__THE EXERCISE__. Give the listing again character for character, but drop the images.

------ DATA SHOWN

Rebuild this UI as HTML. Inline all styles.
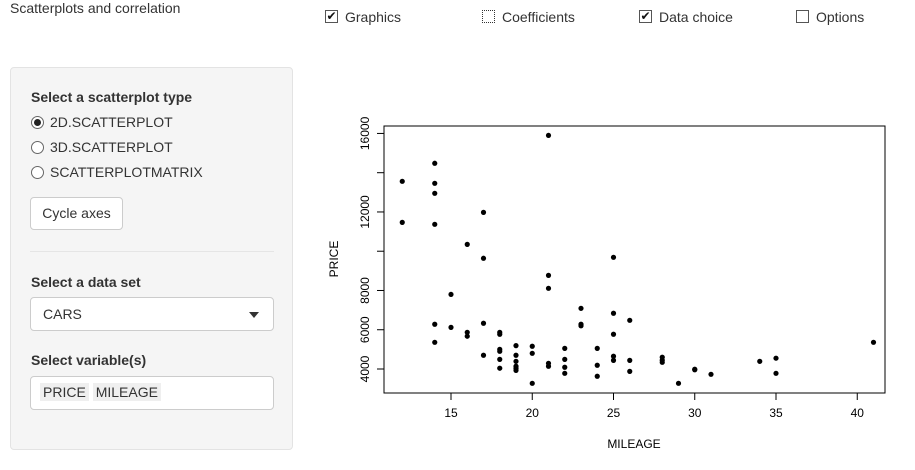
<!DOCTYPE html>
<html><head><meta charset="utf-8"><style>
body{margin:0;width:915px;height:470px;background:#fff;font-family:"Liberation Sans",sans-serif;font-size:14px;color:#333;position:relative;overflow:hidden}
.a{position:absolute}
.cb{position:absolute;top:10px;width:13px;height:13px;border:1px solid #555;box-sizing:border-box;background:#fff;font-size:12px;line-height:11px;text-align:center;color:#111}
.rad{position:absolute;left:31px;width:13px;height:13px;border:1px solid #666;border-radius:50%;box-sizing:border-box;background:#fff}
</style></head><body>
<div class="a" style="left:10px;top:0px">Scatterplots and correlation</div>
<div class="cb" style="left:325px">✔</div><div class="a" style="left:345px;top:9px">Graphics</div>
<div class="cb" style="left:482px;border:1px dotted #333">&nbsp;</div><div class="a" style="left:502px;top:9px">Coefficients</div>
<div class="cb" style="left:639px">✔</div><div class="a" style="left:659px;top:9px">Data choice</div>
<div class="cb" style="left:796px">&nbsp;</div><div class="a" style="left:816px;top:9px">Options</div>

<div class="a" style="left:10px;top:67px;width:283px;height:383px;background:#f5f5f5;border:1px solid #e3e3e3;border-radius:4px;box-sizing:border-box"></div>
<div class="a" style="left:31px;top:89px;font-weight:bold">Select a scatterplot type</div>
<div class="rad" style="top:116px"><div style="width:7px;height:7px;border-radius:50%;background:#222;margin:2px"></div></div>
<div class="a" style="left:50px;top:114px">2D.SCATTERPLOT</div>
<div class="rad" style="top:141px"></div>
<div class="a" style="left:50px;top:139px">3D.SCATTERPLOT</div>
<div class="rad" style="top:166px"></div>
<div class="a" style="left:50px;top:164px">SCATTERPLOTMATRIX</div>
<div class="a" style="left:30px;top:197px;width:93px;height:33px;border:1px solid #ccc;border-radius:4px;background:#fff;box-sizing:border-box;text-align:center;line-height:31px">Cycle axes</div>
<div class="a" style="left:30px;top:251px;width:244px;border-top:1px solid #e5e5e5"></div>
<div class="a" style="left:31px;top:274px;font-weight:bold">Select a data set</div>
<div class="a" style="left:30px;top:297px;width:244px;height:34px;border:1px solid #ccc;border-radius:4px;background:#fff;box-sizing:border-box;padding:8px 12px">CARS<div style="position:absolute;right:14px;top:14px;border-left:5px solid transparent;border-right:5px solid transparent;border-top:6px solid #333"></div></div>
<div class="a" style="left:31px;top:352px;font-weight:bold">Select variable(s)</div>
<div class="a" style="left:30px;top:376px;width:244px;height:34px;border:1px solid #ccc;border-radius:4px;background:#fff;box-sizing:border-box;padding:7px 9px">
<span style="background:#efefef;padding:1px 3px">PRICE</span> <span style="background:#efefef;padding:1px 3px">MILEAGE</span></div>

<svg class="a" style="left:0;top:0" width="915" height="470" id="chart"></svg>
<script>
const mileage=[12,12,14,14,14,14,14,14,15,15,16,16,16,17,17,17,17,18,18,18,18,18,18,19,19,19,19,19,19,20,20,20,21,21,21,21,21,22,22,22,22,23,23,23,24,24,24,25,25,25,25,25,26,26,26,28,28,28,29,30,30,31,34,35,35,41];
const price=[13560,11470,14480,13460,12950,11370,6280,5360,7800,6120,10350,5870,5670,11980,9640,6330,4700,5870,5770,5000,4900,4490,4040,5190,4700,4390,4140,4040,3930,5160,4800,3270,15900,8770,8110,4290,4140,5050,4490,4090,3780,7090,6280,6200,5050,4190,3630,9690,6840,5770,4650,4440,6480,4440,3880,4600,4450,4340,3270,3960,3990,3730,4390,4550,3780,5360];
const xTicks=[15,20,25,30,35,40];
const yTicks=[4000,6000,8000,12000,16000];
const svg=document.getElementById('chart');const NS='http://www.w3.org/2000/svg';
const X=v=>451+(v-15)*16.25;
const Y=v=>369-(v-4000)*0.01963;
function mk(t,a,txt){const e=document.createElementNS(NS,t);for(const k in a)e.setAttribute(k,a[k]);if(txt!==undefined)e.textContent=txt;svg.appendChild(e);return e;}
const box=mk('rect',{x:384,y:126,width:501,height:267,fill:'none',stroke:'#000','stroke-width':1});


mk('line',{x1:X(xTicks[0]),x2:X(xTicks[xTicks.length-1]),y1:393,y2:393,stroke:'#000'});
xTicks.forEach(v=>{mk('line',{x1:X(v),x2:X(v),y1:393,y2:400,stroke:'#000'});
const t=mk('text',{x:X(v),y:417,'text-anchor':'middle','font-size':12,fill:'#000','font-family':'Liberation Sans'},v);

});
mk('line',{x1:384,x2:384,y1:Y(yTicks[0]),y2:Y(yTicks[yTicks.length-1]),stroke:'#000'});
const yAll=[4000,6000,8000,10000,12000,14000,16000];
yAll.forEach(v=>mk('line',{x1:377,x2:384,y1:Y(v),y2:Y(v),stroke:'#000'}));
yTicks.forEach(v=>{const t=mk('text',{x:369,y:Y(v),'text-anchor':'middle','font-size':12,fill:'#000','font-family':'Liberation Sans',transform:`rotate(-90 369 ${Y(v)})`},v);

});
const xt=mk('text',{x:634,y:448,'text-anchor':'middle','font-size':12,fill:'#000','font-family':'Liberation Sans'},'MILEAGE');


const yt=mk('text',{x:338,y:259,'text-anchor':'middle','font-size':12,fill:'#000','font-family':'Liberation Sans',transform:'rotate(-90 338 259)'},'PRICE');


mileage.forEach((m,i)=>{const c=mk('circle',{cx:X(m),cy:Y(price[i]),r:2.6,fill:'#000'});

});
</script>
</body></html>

------------

__FINISHED ANSWER__.
Rebuild this UI as HTML. Inline all styles.
<!DOCTYPE html>
<html><head><meta charset="utf-8"><style>
body{margin:0;width:915px;height:470px;background:#fff;font-family:"Liberation Sans",sans-serif;font-size:14px;color:#333;position:relative;overflow:hidden}
.a{position:absolute}
.cb{position:absolute;top:10px;width:13px;height:13px;border:1px solid #555;box-sizing:border-box;background:#fff;font-size:12px;line-height:11px;text-align:center;color:#111}
.rad{position:absolute;left:31px;width:13px;height:13px;border:1px solid #666;border-radius:50%;box-sizing:border-box;background:#fff}
</style></head><body>
<div class="a" style="left:10px;top:0px">Scatterplots and correlation</div>
<div class="cb" style="left:325px">✔</div><div class="a" style="left:345px;top:9px">Graphics</div>
<div class="cb" style="left:482px;border:1px dotted #333">&nbsp;</div><div class="a" style="left:502px;top:9px">Coefficients</div>
<div class="cb" style="left:639px">✔</div><div class="a" style="left:659px;top:9px">Data choice</div>
<div class="cb" style="left:796px">&nbsp;</div><div class="a" style="left:816px;top:9px">Options</div>

<div class="a" style="left:10px;top:67px;width:283px;height:383px;background:#f5f5f5;border:1px solid #e3e3e3;border-radius:4px;box-sizing:border-box"></div>
<div class="a" style="left:31px;top:89px;font-weight:bold">Select a scatterplot type</div>
<div class="rad" style="top:116px"><div style="width:7px;height:7px;border-radius:50%;background:#222;margin:2px"></div></div>
<div class="a" style="left:50px;top:114px">2D.SCATTERPLOT</div>
<div class="rad" style="top:141px"></div>
<div class="a" style="left:50px;top:139px">3D.SCATTERPLOT</div>
<div class="rad" style="top:166px"></div>
<div class="a" style="left:50px;top:164px">SCATTERPLOTMATRIX</div>
<div class="a" style="left:30px;top:197px;width:93px;height:33px;border:1px solid #ccc;border-radius:4px;background:#fff;box-sizing:border-box;text-align:center;line-height:31px">Cycle axes</div>
<div class="a" style="left:30px;top:251px;width:244px;border-top:1px solid #e5e5e5"></div>
<div class="a" style="left:31px;top:274px;font-weight:bold">Select a data set</div>
<div class="a" style="left:30px;top:297px;width:244px;height:34px;border:1px solid #ccc;border-radius:4px;background:#fff;box-sizing:border-box;padding:8px 12px">CARS<div style="position:absolute;right:14px;top:14px;border-left:5px solid transparent;border-right:5px solid transparent;border-top:6px solid #333"></div></div>
<div class="a" style="left:31px;top:352px;font-weight:bold">Select variable(s)</div>
<div class="a" style="left:30px;top:376px;width:244px;height:34px;border:1px solid #ccc;border-radius:4px;background:#fff;box-sizing:border-box;padding:7px 9px">
<span style="background:#efefef;padding:1px 3px">PRICE</span> <span style="background:#efefef;padding:1px 3px">MILEAGE</span></div>

<svg class="a" style="left:0;top:0" width="915" height="470" id="chart"></svg>
<script>
const mileage=[12,12,14,14,14,14,14,14,15,15,16,16,16,17,17,17,17,18,18,18,18,18,18,19,19,19,19,19,19,20,20,20,21,21,21,21,21,22,22,22,22,23,23,23,24,24,24,25,25,25,25,25,26,26,26,28,28,28,29,30,30,31,34,35,35,41];
const price=[13560,11470,14480,13460,12950,11370,6280,5360,7800,6120,10350,5870,5670,11980,9640,6330,4700,5870,5770,5000,4900,4490,4040,5190,4700,4390,4140,4040,3930,5160,4800,3270,15900,8770,8110,4290,4140,5050,4490,4090,3780,7090,6280,6200,5050,4190,3630,9690,6840,5770,4650,4440,6480,4440,3880,4600,4450,4340,3270,3960,3990,3730,4390,4550,3780,5360];
const xTicks=[15,20,25,30,35,40];
const yTicks=[4000,6000,8000,12000,16000];
const svg=document.getElementById('chart');const NS='http://www.w3.org/2000/svg';
const X=v=>451+(v-15)*16.25;
const Y=v=>369-(v-4000)*0.01963;
function mk(t,a,txt){const e=document.createElementNS(NS,t);for(const k in a)e.setAttribute(k,a[k]);if(txt!==undefined)e.textContent=txt;svg.appendChild(e);return e;}
const box=mk('rect',{x:384,y:126,width:501,height:267,fill:'none',stroke:'#000','stroke-width':1});


mk('line',{x1:X(xTicks[0]),x2:X(xTicks[xTicks.length-1]),y1:393,y2:393,stroke:'#000'});
xTicks.forEach(v=>{mk('line',{x1:X(v),x2:X(v),y1:393,y2:400,stroke:'#000'});
const t=mk('text',{x:X(v),y:417,'text-anchor':'middle','font-size':12,fill:'#000','font-family':'Liberation Sans'},v);

});
mk('line',{x1:384,x2:384,y1:Y(yTicks[0]),y2:Y(yTicks[yTicks.length-1]),stroke:'#000'});
const yAll=[4000,6000,8000,10000,12000,14000,16000];
yAll.forEach(v=>mk('line',{x1:377,x2:384,y1:Y(v),y2:Y(v),stroke:'#000'}));
yTicks.forEach(v=>{const t=mk('text',{x:369,y:Y(v),'text-anchor':'middle','font-size':12,fill:'#000','font-family':'Liberation Sans',transform:`rotate(-90 369 ${Y(v)})`},v);

});
const xt=mk('text',{x:634,y:448,'text-anchor':'middle','font-size':12,fill:'#000','font-family':'Liberation Sans'},'MILEAGE');


const yt=mk('text',{x:338,y:259,'text-anchor':'middle','font-size':12,fill:'#000','font-family':'Liberation Sans',transform:'rotate(-90 338 259)'},'PRICE');


mileage.forEach((m,i)=>{const c=mk('circle',{cx:X(m),cy:Y(price[i]),r:2.6,fill:'#000'});

});
</script>
</body></html>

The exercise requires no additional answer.